Goal. Ideal outcome of the project at the end of the class is for you to obtain results that can be published at an algorithms conference. To receive full credit on the project, you do not have to achieve this goal (that's the nature of research), but that should be your goal. If you do not achieve publishable results, your write-up should describe the ideas and approaches you took to solve the problem.

Topic. The topic of your research project should be related to data structures. I will be available for brainstorming during office hours for possible topic of interest. You must be interested in the topic, but I must approve the topic, so check with me first.

Format. Here is a list of possible formats of the project. This list is not exhaustive, so if you have an interesting idea that you don't see on the list below, come discuss it with me.

• Learn about an open problem and try to solve it (and hopefully solve it).
• Implement one or more related data structures and experiment with them. Example of outcomes: Understanding the behavior of a data structure in practice; comparing two or more related data structures in practice; determining whether a previously unimplemented data structure is practical; finding a way to optimize the implementation of a data structure to be practical, e.g. by optimizing the use of cache hierarchy or through the use of special instructions of the specific architecture.
• Invent a good open problem. Here, the main contribution is posing the problem itself. But you should think about how it could be solved as well.
• Write up a set of related topics in more detail. This should be more extensive than the write up for lecture notes. The writeup should read like a book chapter, i.e., it should provide more extensive introduction, motivation and literature review of related results for the problems discussed, present all details, proofs and a full set of bibliographical references. Ideally, it should conclude with several exercises on the topic and/or a list of open research problems. If you decide to take on this project, talk to me first to agree on the set of topics that should be covered by your write-up. This type of project might potentially require longer than the 15-page limit.

Write-up. The project must be written up in a research paper format. It should be somewhere between 6 to 15 single-spaced pages with 1 inch margins. It should start with a title, author and a 1-2 paragraph abstract. The body of the write-up should consist of introduction, the body and the conclusions. The introduction should describe the problem you are addressing, present a brief literature review of related results on the topic, and a summary of your results. The body should describe your solution, teachnique/approach to solving it and results. If you haven't achieved significant results, you should still describe the techniques/approaches you have tried and why they didn't work. The conclusions should summarize what you have presented and present possible directions for future research, e.g. open problems that remain unsolved and/or possible approaches that you might have tried if you had more time. You are welcome to collaborate on the project with anyone (even outside the class), including me, but you should give credit to people you have collaborated with. This is the nature of research.

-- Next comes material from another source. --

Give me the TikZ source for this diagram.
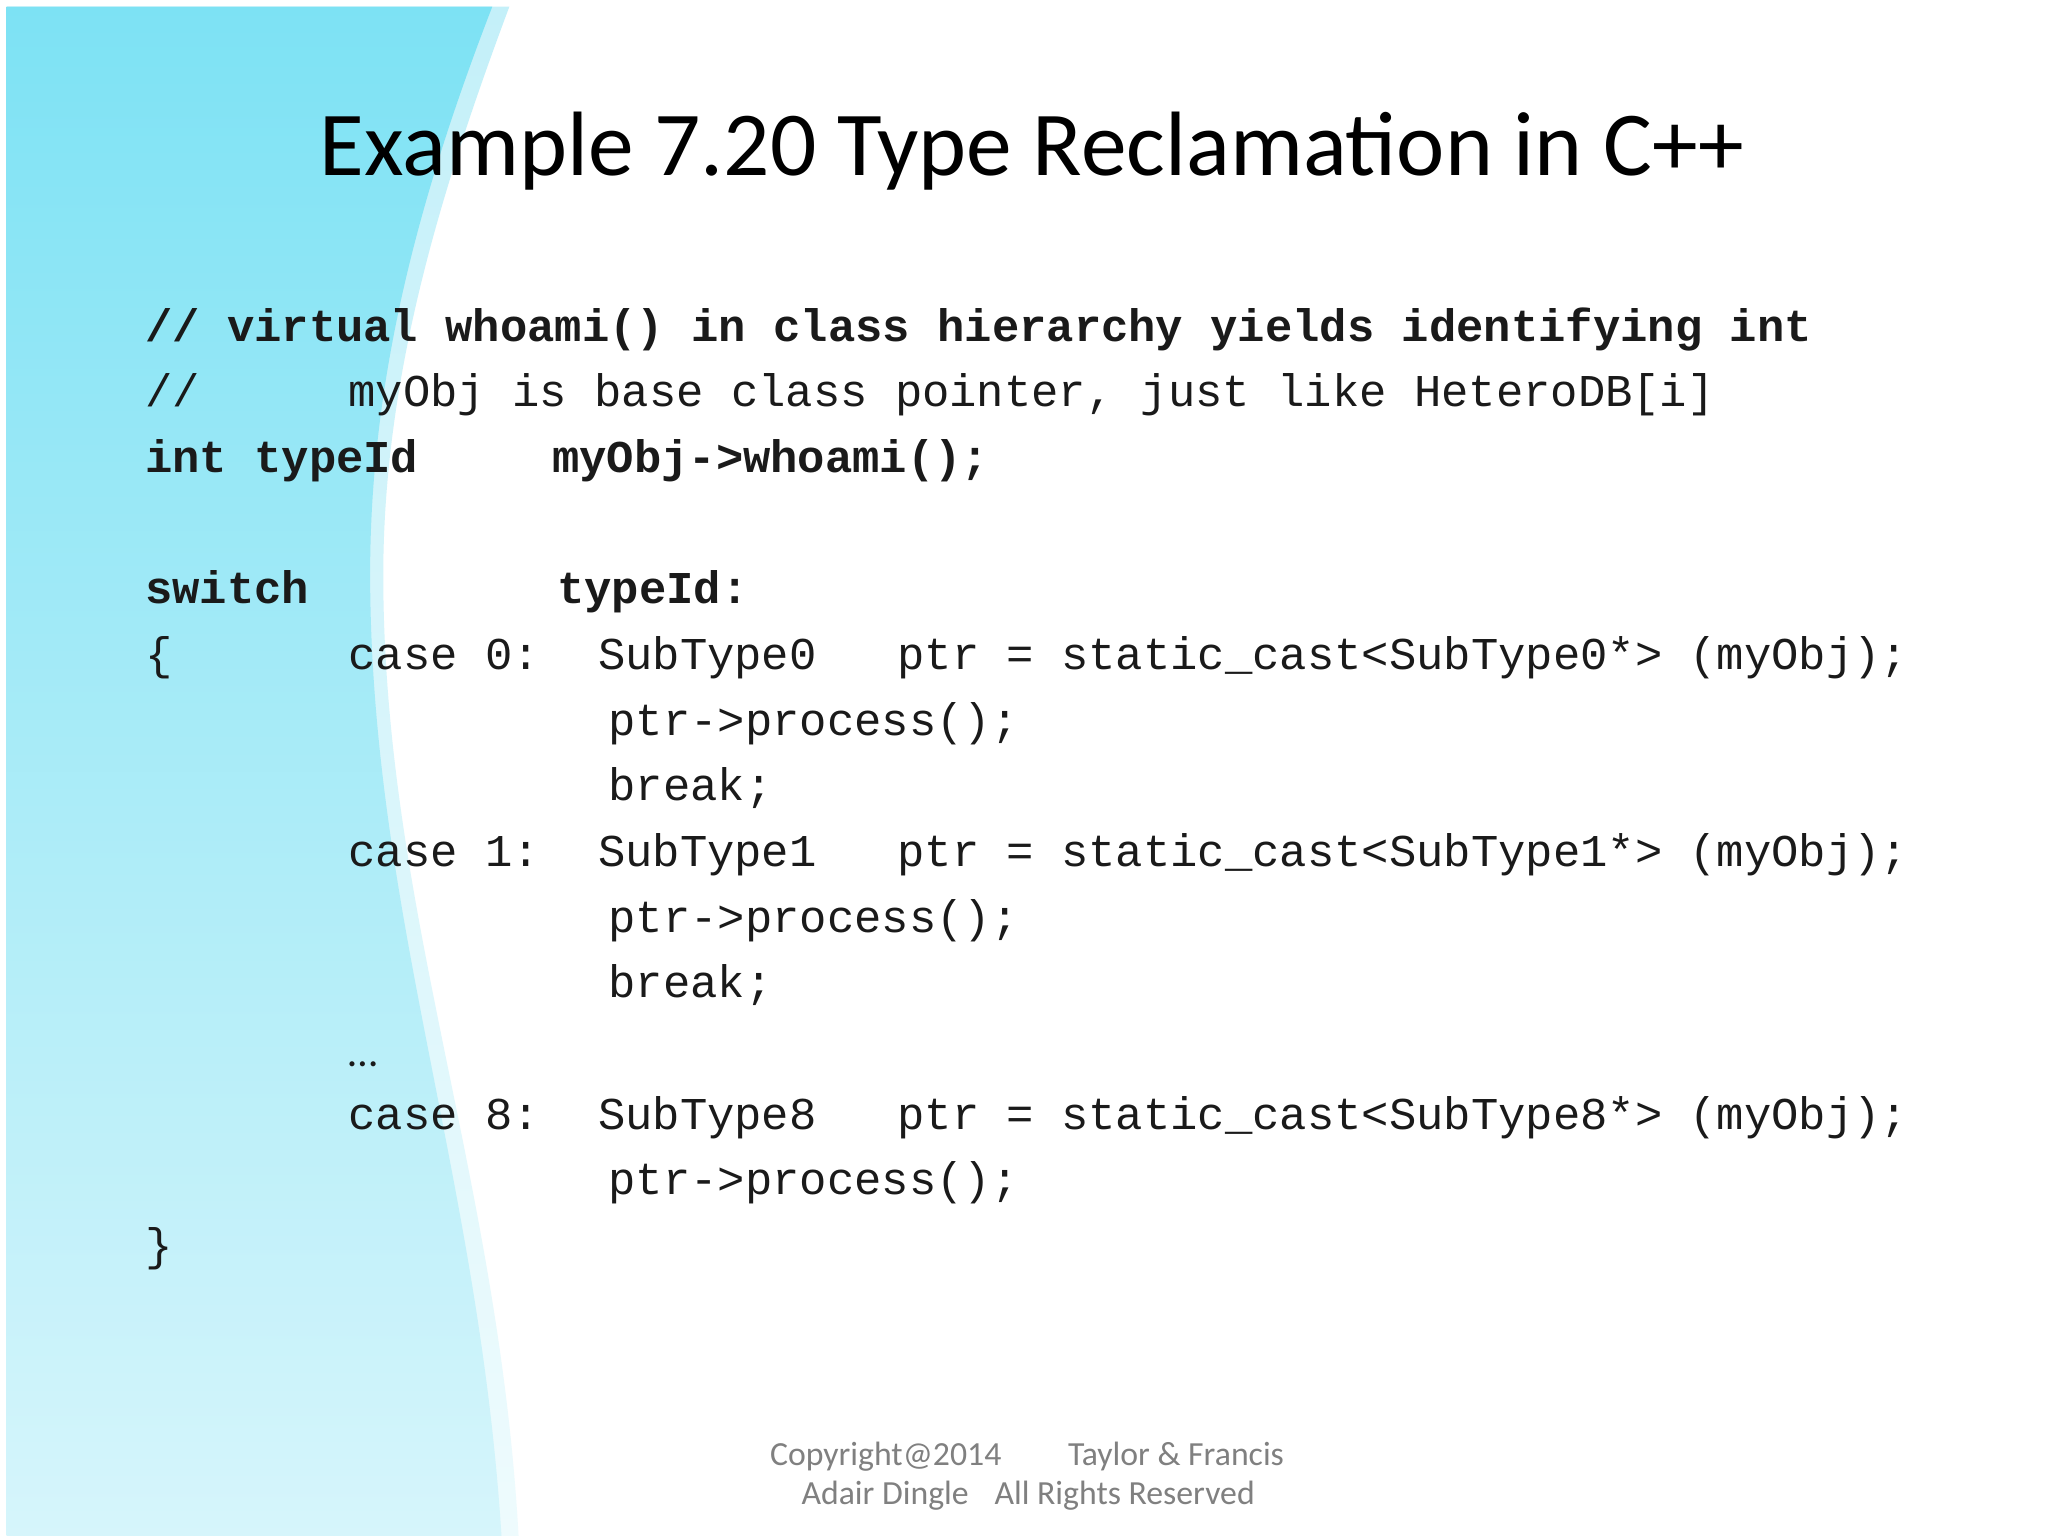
\documentclass[tikz,border=0pt]{standalone}
\usepackage{fontspec}
\setmainfont{Carlito}
\setmonofont{Liberation Mono}
\definecolor{ink}{HTML}{1A1A1A}
\definecolor{cyantop}{HTML}{7DE2F4}
\definecolor{cyanbot}{HTML}{D6F5FB}
\definecolor{bandtop}{HTML}{C4F0F9}
\definecolor{bandbot}{HTML}{EEFBFD}
\begin{document}
\begin{tikzpicture}[x=0.013128cm,y=-0.013128cm,
  code/.style={anchor=base west,inner sep=0pt,text=ink,font=\ttfamily\fontsize{12.95}{15}\selectfont},
  bcode/.style={code,font=\ttfamily\bfseries\fontsize{12.95}{15}\selectfont},
  foot/.style={anchor=base west,inner sep=0pt,text=gray,font=\fontsize{9.6}{11}\selectfont}]
\useasboundingbox (0,0) rectangle (1560,1170);
\fill[white] (0,0) rectangle (1560,1170);
% swoosh band
\shade[top color=bandtop,bottom color=bandbot]
  (5,5) -- (388,5) .. controls (330,160) and (290,300) .. (292,450)
  .. controls (295,700) and (380,900) .. (395,1170) -- (5,1170) -- cycle;
\shade[top color=cyantop,bottom color=cyanbot]
  (5,5) -- (375,5) .. controls (315,160) and (280,300) .. (282,450)
  .. controls (285,700) and (365,900) .. (382,1170) -- (5,1170) -- cycle;
% title
\node[anchor=base,inner sep=0pt,text=black,font=\fontsize{26}{30}\selectfont] (title) at (786,134) {Example 7.20 Type Reclamation in C++};
% code
\node[bcode] (l1) at (110,260) {// virtual whoami() in class hierarchy yields identifying int};
\node[code] (l2a) at (110,310) {//};
\node[code] (l2b) at (265,310) {myObj is base class pointer, just like HeteroDB[i]};
\node[bcode] (l3a) at (110,360) {int typeId};
\node[bcode] (l3b) at (420,360) {myObj->whoami();};
\node[bcode] (l4a) at (110,460) {switch};
\node[bcode] (l4b) at (424,460) {typeId:};
\node[code] (l5a) at (110,510) {\{};
\node[code] (l5b) at (265,510) {case 0:};
\node[code] (l5c) at (455,510) {SubType0};
\node[code] (l5d) at (683,510) {ptr = static\_cast<SubType0*> (myObj);};
\node[code] (l6) at (463,560) {ptr->process();};
\node[code] (l7) at (463,610) {break;};
\node[code] (l8b) at (265,660) {case 1:};
\node[code] (l8c) at (455,660) {SubType1};
\node[code] (l8d) at (683,660) {ptr = static\_cast<SubType1*> (myObj);};
\node[code] (l9) at (463,710) {ptr->process();};
\node[code] (l10) at (463,760) {break;};
\node[anchor=base west,inner sep=0pt,text=ink,font=\fontsize{12}{14}\selectfont] (dots) at (265,812) {…};
\node[code] (l12b) at (265,860) {case 8:};
\node[code] (l12c) at (455,860) {SubType8};
\node[code] (l12d) at (683,860) {ptr = static\_cast<SubType8*> (myObj);};
\node[code] (l13) at (463,910) {ptr->process();};
\node[code] (l14) at (110,960) {\}};
% footer
\node[foot] (f1) at (586,1116) {Copyright@2014};
\node[foot] (f1b) at (813,1116) {Taylor \& Francis};
\node[foot] (f2) at (610,1146) {Adair Dingle};
\node[foot] (f2b) at (757,1146) {All Rights Reserved};
\end{tikzpicture}
\end{document}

Presentation. At the end of the semester you should give a 30 minute presentation about your project.

## Topics

The class will cover a subset of the following topics:

• Persistence (partial, full, retroactive)
• Search indexing and search trees
• Dictionaries
• Text indexing
• Geometric data structures
• Integer data structures
• Static data structures
• Data structures for memory hierarchies (cache-efficient data structures)
• Succinct data structures (when space is limitted)
• Lower bounds for data structures
• Dynamic graphs and distance oracles
• Kinetic data structures
• Shortest paths

Specific topic covered will depend on the students' interest. The schedule below will be updated with the topics as they are covered.